* Data segment *
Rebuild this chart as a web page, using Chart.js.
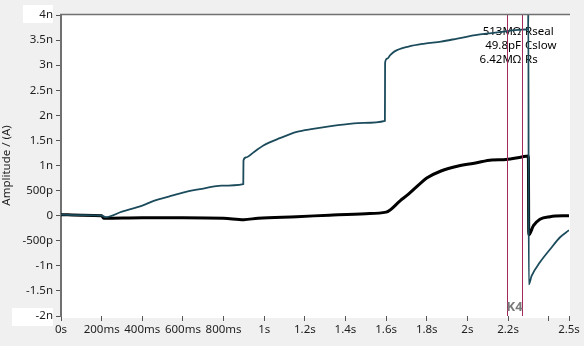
<!DOCTYPE html>
<html>
<head>
<meta charset="utf-8">
<script src="https://cdn.jsdelivr.net/npm/chart.js@4"></script>
<style>
  html, body { margin: 0; padding: 0; background: #f0f0f0; }
  #wrap { width: 584px; height: 346px; }
</style>
</head>
<body>
<div id="wrap"><canvas id="chart1" width="584" height="346"></canvas></div>
<script>
// Data (time in s, current in nA)
const tealT = [0, 0.1, 0.2, 0.22, 0.3, 0.4, 0.46, 0.53, 0.61, 0.7, 0.79, 0.897, 0.898, 0.91, 0.95, 0.996, 1.08, 1.16, 1.24, 1.32, 1.4, 1.49, 1.594, 1.595, 1.605, 1.62, 1.64, 1.71, 1.79, 1.87, 1.95, 2.04, 2.12, 2.2, 2.27, 2.299, 2.3, 2.302, 2.316, 2.357, 2.407, 2.456, 2.5];
const tealV = [0.02, 0.01, 0.0, -0.03, 0.08, 0.2, 0.3, 0.38, 0.47, 0.54, 0.6, 0.63, 1.1, 1.16, 1.27, 1.4, 1.55, 1.67, 1.73, 1.78, 1.82, 1.85, 1.89, 3.05, 3.13, 3.2, 3.27, 3.37, 3.43, 3.47, 3.53, 3.6, 3.64, 3.68, 3.71, 3.72, 4.3, -1.37, -1.2, -0.93, -0.67, -0.43, -0.29];

const blackT = [0, 0.1, 0.2, 0.21, 0.4, 0.6, 0.8, 0.9, 0.97, 1.16, 1.32, 1.5, 1.6, 1.67, 1.71, 1.77, 1.8, 1.87, 1.955, 2.04, 2.12, 2.19, 2.267, 2.3, 2.302, 2.325, 2.357, 2.407, 2.5];
const blackV = [0.02, 0.01, 0.0, -0.05, -0.04, -0.04, -0.05, -0.08, -0.05, -0.02, 0.01, 0.04, 0.07, 0.3, 0.43, 0.65, 0.75, 0.89, 0.99, 1.05, 1.11, 1.12, 1.17, 1.19, -0.38, -0.2, -0.07, -0.02, 0.0];

const xTickValues = [0, 0.2, 0.4, 0.6, 0.8, 1, 1.2, 1.4, 1.6, 1.8, 2, 2.2, 2.4, 2.5];
const xTickLabels = ['0s', '200ms', '400ms', '600ms', '800ms', '1s', '1.2s', '1.4s', '1.6s', '1.8s', '2s', '2.2s', '', '2.5s'];
const yTickValues = [-2, -1.5, -1, -0.5, 0, 0.5, 1, 1.5, 2, 2.5, 3, 3.5, 4];
const yTickLabels = ['-2n', '-1.5n', '-1n', '-500p', '0', '500p', '1n', '1.5n', '2n', '2.5n', '3n', '3.5n', '4n'];

const cursorT = [2.195, 2.269];
const cursorName = 'K4';
const infoValues = ['513M\u03A9', '49.8pF', '6.42M\u03A9'];
const infoNames = ['Rseal', 'Cslow', 'Rs'];

const FONT = 'Noto Sans';

function pts(t, v){
    return t.map((x, i) => ({x: x, y: v[i]}));
}

// background, plot frame, readout text
const frame = {
    id: 'frame',
    beforeDraw(chart){
        const c = chart.ctx, a = chart.chartArea;
        c.save();
        c.fillStyle = '#f0f0f0';
        c.fillRect(0, 0, chart.width, chart.height);
        c.fillStyle = '#ffffff';
        c.fillRect(a.left, a.top, a.right - a.left + 1, a.bottom - a.top + 2);
        // white boxes behind end labels
        c.fillRect(23, 5, 30, 18);
        c.fillRect(12, 308, 41, 18);
        c.restore();
    },
    beforeDatasetsDraw(chart){
        const c = chart.ctx, a = chart.chartArea;
        const x = chart.scales.x.getPixelForValue(cursorT[1]);
        c.save();
        c.font = '11.5px "' + FONT + '"';
        c.fillStyle = '#000';
        c.textBaseline = 'middle';
        for (let i = 0; i < infoValues.length; i++){
            const y = a.top + 17 + i * 14;
            c.textAlign = 'right';
            c.fillText(infoValues[i], x - 1, y);
            c.textAlign = 'left';
            c.fillText(infoNames[i], x + 3, y);
        }
        c.restore();
    },
    afterDatasetsDraw(chart){
        const c = chart.ctx, a = chart.chartArea, xs = chart.scales.x;
        c.save();
        c.strokeStyle = '#a3285c';
        c.lineWidth = 1;
        cursorT.forEach(t => {
            const x = Math.round(xs.getPixelForValue(t)) + 0.5;
            c.beginPath();
            c.moveTo(x, a.top);
            c.lineTo(x, a.bottom);
            c.stroke();
        });
        const mid = (xs.getPixelForValue(cursorT[0]) + xs.getPixelForValue(cursorT[1])) / 2;
        c.font = 'bold 13px "' + FONT + '"';
        c.fillStyle = '#7a7a7a';
        c.textAlign = 'center';
        c.textBaseline = 'middle';
        c.fillText(cursorName, mid, a.bottom - 9);
        // top frame line
        c.strokeStyle = '#707070';
        c.lineWidth = 1.5;
        c.beginPath();
        c.moveTo(a.left - 1, a.top - 0.5);
        c.lineTo(a.right + 1, a.top - 0.5);
        c.stroke();
        c.restore();
    }
};

const ctx1 = document.getElementById('chart1').getContext('2d');
const chart = new Chart(ctx1, {
    type: 'line',
    data: {
        datasets: [{
            label: 'trace',
            data: pts(tealT, tealV),
            borderColor: '#1c4b5c',
            borderWidth: 1.8,
            pointRadius: 0,
            cubicInterpolationMode: 'monotone'
        }, {
            label: 'average',
            data: pts(blackT, blackV),
            borderColor: '#000000',
            borderWidth: 3,
            pointRadius: 0,
            cubicInterpolationMode: 'monotone'
        }]
    },
    options: {
        responsive: false,
        animation: false,
        layout: {padding: {left: 0, right: 15, top: 15, bottom: 0}},
        plugins: {legend: {display: false}, tooltip: {enabled: false}},
        scales: {
            x: {
                type: 'linear',
                min: 0, max: 2.5,
                afterFit: s => { s.height = 30; },
                afterBuildTicks: s => { s.ticks = xTickValues.map(v => ({value: v})); },
                ticks: {
                    autoSkip: false, maxRotation: 0, padding: 2,
                    color: '#1e1e1e',
                    font: {family: FONT, size: 11.5},
                    callback: (v, i) => xTickLabels[i]
                },
                grid: {drawOnChartArea: false, drawTicks: true, tickLength: 5, color: '#555'},
                border: {display: false}
            },
            y: {
                type: 'linear',
                min: -2, max: 4,
                afterFit: s => { s.width = 61; },
                afterBuildTicks: s => { s.ticks = yTickValues.map(v => ({value: v})); },
                ticks: {
                    autoSkip: false, padding: 3,
                    color: '#1e1e1e',
                    font: {family: FONT, size: 11.5},
                    callback: (v, i) => yTickLabels[i]
                },
                title: {
                    display: true, text: 'Amplitude / (A)',
                    color: '#1e1e1e', font: {family: FONT, size: 11.5}, padding: 0
                },
                grid: {drawOnChartArea: false, drawTicks: true, tickLength: 5, color: '#555'},
                border: {display: true, color: '#707070', width: 2}
            }
        }
    },
    plugins: [frame]
});
</script>
</body>
</html>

* Required task *
The listing above must be printed again exactly, minus its pictures.

* Correct output *
Rebuild this chart as a web page, using Chart.js.
<!DOCTYPE html>
<html>
<head>
<meta charset="utf-8">
<script src="https://cdn.jsdelivr.net/npm/chart.js@4"></script>
<style>
  html, body { margin: 0; padding: 0; background: #f0f0f0; }
  #wrap { width: 584px; height: 346px; }
</style>
</head>
<body>
<div id="wrap"><canvas id="chart1" width="584" height="346"></canvas></div>
<script>
// Data (time in s, current in nA)
const tealT = [0, 0.1, 0.2, 0.22, 0.3, 0.4, 0.46, 0.53, 0.61, 0.7, 0.79, 0.897, 0.898, 0.91, 0.95, 0.996, 1.08, 1.16, 1.24, 1.32, 1.4, 1.49, 1.594, 1.595, 1.605, 1.62, 1.64, 1.71, 1.79, 1.87, 1.95, 2.04, 2.12, 2.2, 2.27, 2.299, 2.3, 2.302, 2.316, 2.357, 2.407, 2.456, 2.5];
const tealV = [0.02, 0.01, 0.0, -0.03, 0.08, 0.2, 0.3, 0.38, 0.47, 0.54, 0.6, 0.63, 1.1, 1.16, 1.27, 1.4, 1.55, 1.67, 1.73, 1.78, 1.82, 1.85, 1.89, 3.05, 3.13, 3.2, 3.27, 3.37, 3.43, 3.47, 3.53, 3.6, 3.64, 3.68, 3.71, 3.72, 4.3, -1.37, -1.2, -0.93, -0.67, -0.43, -0.29];

const blackT = [0, 0.1, 0.2, 0.21, 0.4, 0.6, 0.8, 0.9, 0.97, 1.16, 1.32, 1.5, 1.6, 1.67, 1.71, 1.77, 1.8, 1.87, 1.955, 2.04, 2.12, 2.19, 2.267, 2.3, 2.302, 2.325, 2.357, 2.407, 2.5];
const blackV = [0.02, 0.01, 0.0, -0.05, -0.04, -0.04, -0.05, -0.08, -0.05, -0.02, 0.01, 0.04, 0.07, 0.3, 0.43, 0.65, 0.75, 0.89, 0.99, 1.05, 1.11, 1.12, 1.17, 1.19, -0.38, -0.2, -0.07, -0.02, 0.0];

const xTickValues = [0, 0.2, 0.4, 0.6, 0.8, 1, 1.2, 1.4, 1.6, 1.8, 2, 2.2, 2.4, 2.5];
const xTickLabels = ['0s', '200ms', '400ms', '600ms', '800ms', '1s', '1.2s', '1.4s', '1.6s', '1.8s', '2s', '2.2s', '', '2.5s'];
const yTickValues = [-2, -1.5, -1, -0.5, 0, 0.5, 1, 1.5, 2, 2.5, 3, 3.5, 4];
const yTickLabels = ['-2n', '-1.5n', '-1n', '-500p', '0', '500p', '1n', '1.5n', '2n', '2.5n', '3n', '3.5n', '4n'];

const cursorT = [2.195, 2.269];
const cursorName = 'K4';
const infoValues = ['513M\u03A9', '49.8pF', '6.42M\u03A9'];
const infoNames = ['Rseal', 'Cslow', 'Rs'];

const FONT = 'Noto Sans';

function pts(t, v){
    return t.map((x, i) => ({x: x, y: v[i]}));
}

// background, plot frame, readout text
const frame = {
    id: 'frame',
    beforeDraw(chart){
        const c = chart.ctx, a = chart.chartArea;
        c.save();
        c.fillStyle = '#f0f0f0';
        c.fillRect(0, 0, chart.width, chart.height);
        c.fillStyle = '#ffffff';
        c.fillRect(a.left, a.top, a.right - a.left + 1, a.bottom - a.top + 2);
        // white boxes behind end labels
        c.fillRect(23, 5, 30, 18);
        c.fillRect(12, 308, 41, 18);
        c.restore();
    },
    beforeDatasetsDraw(chart){
        const c = chart.ctx, a = chart.chartArea;
        const x = chart.scales.x.getPixelForValue(cursorT[1]);
        c.save();
        c.font = '11.5px "' + FONT + '"';
        c.fillStyle = '#000';
        c.textBaseline = 'middle';
        for (let i = 0; i < infoValues.length; i++){
            const y = a.top + 17 + i * 14;
            c.textAlign = 'right';
            c.fillText(infoValues[i], x - 1, y);
            c.textAlign = 'left';
            c.fillText(infoNames[i], x + 3, y);
        }
        c.restore();
    },
    afterDatasetsDraw(chart){
        const c = chart.ctx, a = chart.chartArea, xs = chart.scales.x;
        c.save();
        c.strokeStyle = '#a3285c';
        c.lineWidth = 1;
        cursorT.forEach(t => {
            const x = Math.round(xs.getPixelForValue(t)) + 0.5;
            c.beginPath();
            c.moveTo(x, a.top);
            c.lineTo(x, a.bottom);
            c.stroke();
        });
        const mid = (xs.getPixelForValue(cursorT[0]) + xs.getPixelForValue(cursorT[1])) / 2;
        c.font = 'bold 13px "' + FONT + '"';
        c.fillStyle = '#7a7a7a';
        c.textAlign = 'center';
        c.textBaseline = 'middle';
        c.fillText(cursorName, mid, a.bottom - 9);
        // top frame line
        c.strokeStyle = '#707070';
        c.lineWidth = 1.5;
        c.beginPath();
        c.moveTo(a.left - 1, a.top - 0.5);
        c.lineTo(a.right + 1, a.top - 0.5);
        c.stroke();
        c.restore();
    }
};

const ctx1 = document.getElementById('chart1').getContext('2d');
const chart = new Chart(ctx1, {
    type: 'line',
    data: {
        datasets: [{
            label: 'trace',
            data: pts(tealT, tealV),
            borderColor: '#1c4b5c',
            borderWidth: 1.8,
            pointRadius: 0,
            cubicInterpolationMode: 'monotone'
        }, {
            label: 'average',
            data: pts(blackT, blackV),
            borderColor: '#000000',
            borderWidth: 3,
            pointRadius: 0,
            cubicInterpolationMode: 'monotone'
        }]
    },
    options: {
        responsive: false,
        animation: false,
        layout: {padding: {left: 0, right: 15, top: 15, bottom: 0}},
        plugins: {legend: {display: false}, tooltip: {enabled: false}},
        scales: {
            x: {
                type: 'linear',
                min: 0, max: 2.5,
                afterFit: s => { s.height = 30; },
                afterBuildTicks: s => { s.ticks = xTickValues.map(v => ({value: v})); },
                ticks: {
                    autoSkip: false, maxRotation: 0, padding: 2,
                    color: '#1e1e1e',
                    font: {family: FONT, size: 11.5},
                    callback: (v, i) => xTickLabels[i]
                },
                grid: {drawOnChartArea: false, drawTicks: true, tickLength: 5, color: '#555'},
                border: {display: false}
            },
            y: {
                type: 'linear',
                min: -2, max: 4,
                afterFit: s => { s.width = 61; },
                afterBuildTicks: s => { s.ticks = yTickValues.map(v => ({value: v})); },
                ticks: {
                    autoSkip: false, padding: 3,
                    color: '#1e1e1e',
                    font: {family: FONT, size: 11.5},
                    callback: (v, i) => yTickLabels[i]
                },
                title: {
                    display: true, text: 'Amplitude / (A)',
                    color: '#1e1e1e', font: {family: FONT, size: 11.5}, padding: 0
                },
                grid: {drawOnChartArea: false, drawTicks: true, tickLength: 5, color: '#555'},
                border: {display: true, color: '#707070', width: 2}
            }
        }
    },
    plugins: [frame]
});
</script>
</body>
</html>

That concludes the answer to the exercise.